Kunst und Kontext im Stadtlabor Berlin-Moabit

Diskurse / Veranstaltungen

sans papiers – Das Leben ist eine Reise, Teil 2.1
2017

Amer Akel, Bernhard Thome
Dinner-Lecture, 23. Februar 2017

Am 23. Februar 2017 starten wir mit Amer Akel und seiner Dinner-Lecture den Teil 2 unseres 2016 gestarteten zweijährigen Projektes sans papiers – Das Leben ist eine Reise. Zwischen Februar und Mai 2017 werden drei Künstler_Innen, die geflüchtet sind und erst seit kurzer Zeit hier leben und arbeiten, während einer one-night Präsentation und einem dazu speziell entwickelten Dinner Einblicke geben in ihr Schaffen und Leben.
Diese Künstler_Innen kamen hier an, ohne Papiere, sans papiers, ohne deutsche Sprache und ohne Werk. In der Zwischenzeit steht ihre künstlerische Arbeit wieder im Mittelpunkt. Ihre neuen Werke sind Ausgangspunkt für gemeinsame Sprache und Kommunikaton. Sie irritieren, stellen Fragen, geben Antworten, reflektieren persönliche und öffentliche Momente und bieten sich an für einen gemeinsamen Dialog.
Zusammen mit dem Berliner Künstler und Koch Bernhard Thome werden Konzepte entwickelt, die die Präsentationen der Künstler_Innen kulinarisch begleiten. Das Essen an der gemeinsamen Tafel bildet die Grundlage und den Rahmen für die Werkpräsentationen, die überleiten in Gespräche, in einen diskursiven Austausch mit anregenden, neuen Kunstpositionen, Begegnungen und kulinarischen Genüssen. Die Speisen sind für alle Besucher kostenfrei.

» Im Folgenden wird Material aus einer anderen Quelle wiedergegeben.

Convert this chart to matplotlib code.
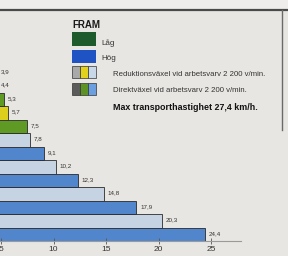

Reading the Letters & Tausend Blätter

Amer Akel wird im Kurt-Kurt zur Dinner-Lecture seine Videoinstallation Reading the Letters und die Arbeit 1kg of soil präsentieren. Reading the Letters zeigt uns eine Annäherung an die deutsche Sprache, indem sie gelesen wird, ohne zu verstehen, ob der Inhalt wichtig oder unwichtig ist. Hunderte von offiziellen Schreiben aus deutschen Amtsstuben stapeln sich auf Amers Schreibtisch und werden von ihm vorgetragen. Es geht aber in dieser Arbeit nicht nur um die gesprochene Sprache, sondern auch um eine kulturelle Verschiebung. Der Künstler reflektiert in seiner performativen Videoarbeit die Wertigkeit von Briefpost in unterschiedlichen Kulturen und gleichzeitig auch seine Unfähigkeit die Flut von Papier und Informationen zu bewältigen und zu verarbeiten.
Sein zweites Werk, ein Glas voll syrischer Erde, stellt die Frage: „What if the only remaining thing from Home is a few letters … memories …and a handful of soil…..“. Amer Akel hat sich der Frage gestellt und versucht, sich 1 kg syrischer Erde per Post von Damaskus über Beirut und Wien nach Berlin schicken zu lassen. Endlich am Ziel mit der Erde in den Händen stand er vor der nächsten Frage: „What is home?“
Bezugnehmend auf die Arbeit Reading the Letters füllt der Künstlerkoch Bernhard Thome Tausend Blätter (mille feuille) mit traditionellen syrischen Speisen. Im Gegensatz zum nicht zu bewältigenden Stapel an amtlichen Papieren werden die kulinarischen Tausend Blätter in kleinen Portionen dosiert als Fingerfood serviert.
Wir danken Mariam Alawani für ihre fachkundige Beratung und Unterstützung beim Recherchieren zur syrischer Küche.
Amer Akel hat vor seiner Flucht nach Deutschland in Damaskus Visuelle Kommunikation studiert und sein Studium mit einem Bachelor abgeschlossen. Seit 2016 studiert er an der Kunsthochschule Weißensee Berlin Bildhauerei (Diplomstudium). Seine Installationen, Videos und grafischen Arbeiten wurden in vielen Ausstellungen u.a. in Damaskus, Kopenhagen, Wien, Stockholm und Berlin präsentiert.
Bernhard Thome ist Künstler und Koch und gestaltet mit seinem Catering-Unternehmen Kunst und Kochen in Berlin sehr spezifische kulinarische Interventionen, die in diesem Kontext das Thema Tausend Blätter mit der Syrischen Küche verbinden.